Task prompt: Set down, please, exactly the lines below that run from the line with "What matplotlib code" to the line with "bars = ax.bar(x, users_bn, width=width, color=teal, zorder=2)", both lines included.

Given information:
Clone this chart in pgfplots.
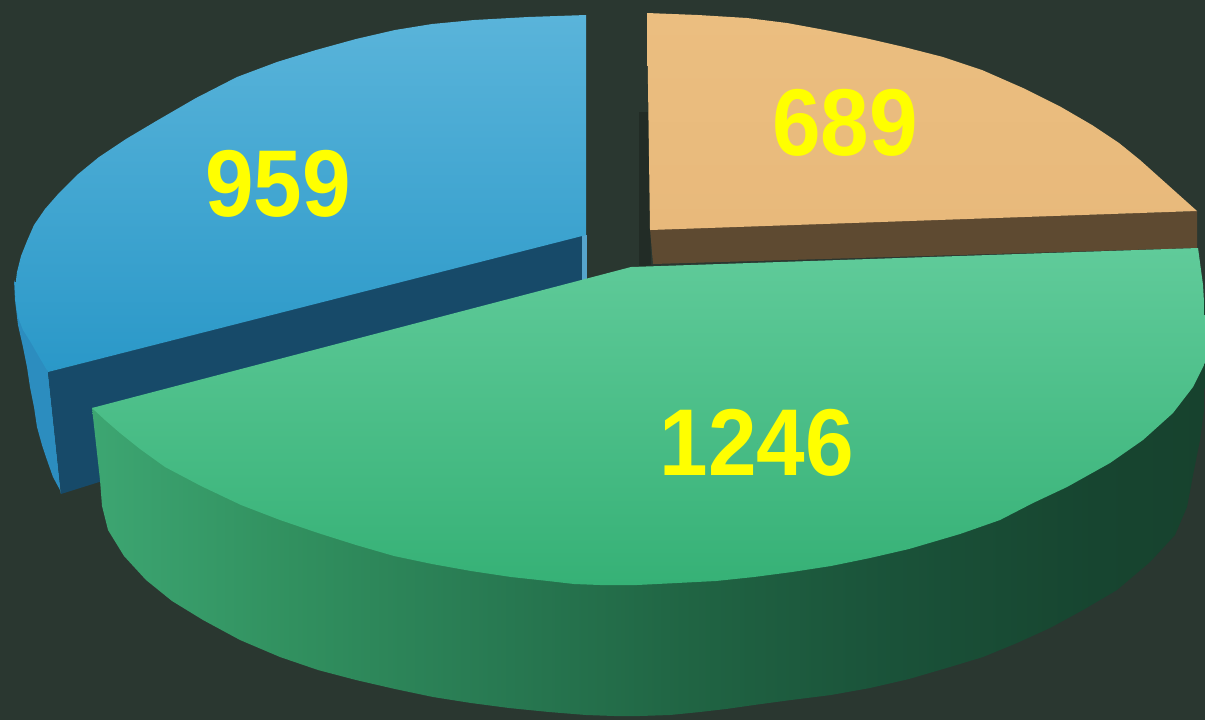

==

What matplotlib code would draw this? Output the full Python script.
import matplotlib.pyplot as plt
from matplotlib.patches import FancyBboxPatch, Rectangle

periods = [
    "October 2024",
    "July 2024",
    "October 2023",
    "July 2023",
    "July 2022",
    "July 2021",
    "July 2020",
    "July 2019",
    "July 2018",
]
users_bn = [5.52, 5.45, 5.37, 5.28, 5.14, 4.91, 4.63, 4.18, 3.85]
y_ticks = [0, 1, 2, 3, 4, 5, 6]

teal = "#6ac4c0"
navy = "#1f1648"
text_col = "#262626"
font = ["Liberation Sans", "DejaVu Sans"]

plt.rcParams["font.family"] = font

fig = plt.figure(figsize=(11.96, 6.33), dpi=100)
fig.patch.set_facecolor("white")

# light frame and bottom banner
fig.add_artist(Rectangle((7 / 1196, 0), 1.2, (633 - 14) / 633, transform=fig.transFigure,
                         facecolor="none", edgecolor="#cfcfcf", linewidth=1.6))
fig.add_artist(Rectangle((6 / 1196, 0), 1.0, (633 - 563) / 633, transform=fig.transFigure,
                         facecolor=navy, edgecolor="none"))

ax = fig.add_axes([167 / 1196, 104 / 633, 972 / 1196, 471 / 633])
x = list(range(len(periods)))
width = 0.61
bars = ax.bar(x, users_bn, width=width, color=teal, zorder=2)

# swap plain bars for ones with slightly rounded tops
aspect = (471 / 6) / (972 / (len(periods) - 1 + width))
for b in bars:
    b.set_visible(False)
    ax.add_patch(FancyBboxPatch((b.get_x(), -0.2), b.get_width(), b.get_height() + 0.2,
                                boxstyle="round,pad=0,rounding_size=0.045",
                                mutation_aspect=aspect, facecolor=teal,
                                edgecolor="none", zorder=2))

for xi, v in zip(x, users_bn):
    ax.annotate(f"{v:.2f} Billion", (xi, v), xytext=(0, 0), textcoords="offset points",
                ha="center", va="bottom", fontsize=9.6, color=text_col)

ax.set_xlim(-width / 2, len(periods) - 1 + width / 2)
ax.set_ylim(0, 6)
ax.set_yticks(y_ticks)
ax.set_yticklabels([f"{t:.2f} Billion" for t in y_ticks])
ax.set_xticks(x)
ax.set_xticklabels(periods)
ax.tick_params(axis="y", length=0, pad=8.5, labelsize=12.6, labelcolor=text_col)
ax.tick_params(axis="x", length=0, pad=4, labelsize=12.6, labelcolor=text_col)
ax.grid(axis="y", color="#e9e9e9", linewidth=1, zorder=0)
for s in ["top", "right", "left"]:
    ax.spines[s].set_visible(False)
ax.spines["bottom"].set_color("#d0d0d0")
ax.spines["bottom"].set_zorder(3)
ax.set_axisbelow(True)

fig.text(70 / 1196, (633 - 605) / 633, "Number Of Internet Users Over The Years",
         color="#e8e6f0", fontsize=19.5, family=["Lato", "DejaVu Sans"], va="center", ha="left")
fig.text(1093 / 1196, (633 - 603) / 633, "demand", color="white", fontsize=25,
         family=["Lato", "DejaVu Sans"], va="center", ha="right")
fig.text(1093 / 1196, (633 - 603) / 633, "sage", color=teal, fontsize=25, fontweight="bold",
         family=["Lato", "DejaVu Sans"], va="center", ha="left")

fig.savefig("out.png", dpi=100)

Correct answer:
What matplotlib code would draw this? Output the full Python script.
import matplotlib.pyplot as plt
from matplotlib.patches import FancyBboxPatch, Rectangle

periods = [
    "October 2024",
    "July 2024",
    "October 2023",
    "July 2023",
    "July 2022",
    "July 2021",
    "July 2020",
    "July 2019",
    "July 2018",
]
users_bn = [5.52, 5.45, 5.37, 5.28, 5.14, 4.91, 4.63, 4.18, 3.85]
y_ticks = [0, 1, 2, 3, 4, 5, 6]

teal = "#6ac4c0"
navy = "#1f1648"
text_col = "#262626"
font = ["Liberation Sans", "DejaVu Sans"]

plt.rcParams["font.family"] = font

fig = plt.figure(figsize=(11.96, 6.33), dpi=100)
fig.patch.set_facecolor("white")

# light frame and bottom banner
fig.add_artist(Rectangle((7 / 1196, 0), 1.2, (633 - 14) / 633, transform=fig.transFigure,
                         facecolor="none", edgecolor="#cfcfcf", linewidth=1.6))
fig.add_artist(Rectangle((6 / 1196, 0), 1.0, (633 - 563) / 633, transform=fig.transFigure,
                         facecolor=navy, edgecolor="none"))

ax = fig.add_axes([167 / 1196, 104 / 633, 972 / 1196, 471 / 633])
x = list(range(len(periods)))
width = 0.61
bars = ax.bar(x, users_bn, width=width, color=teal, zorder=2)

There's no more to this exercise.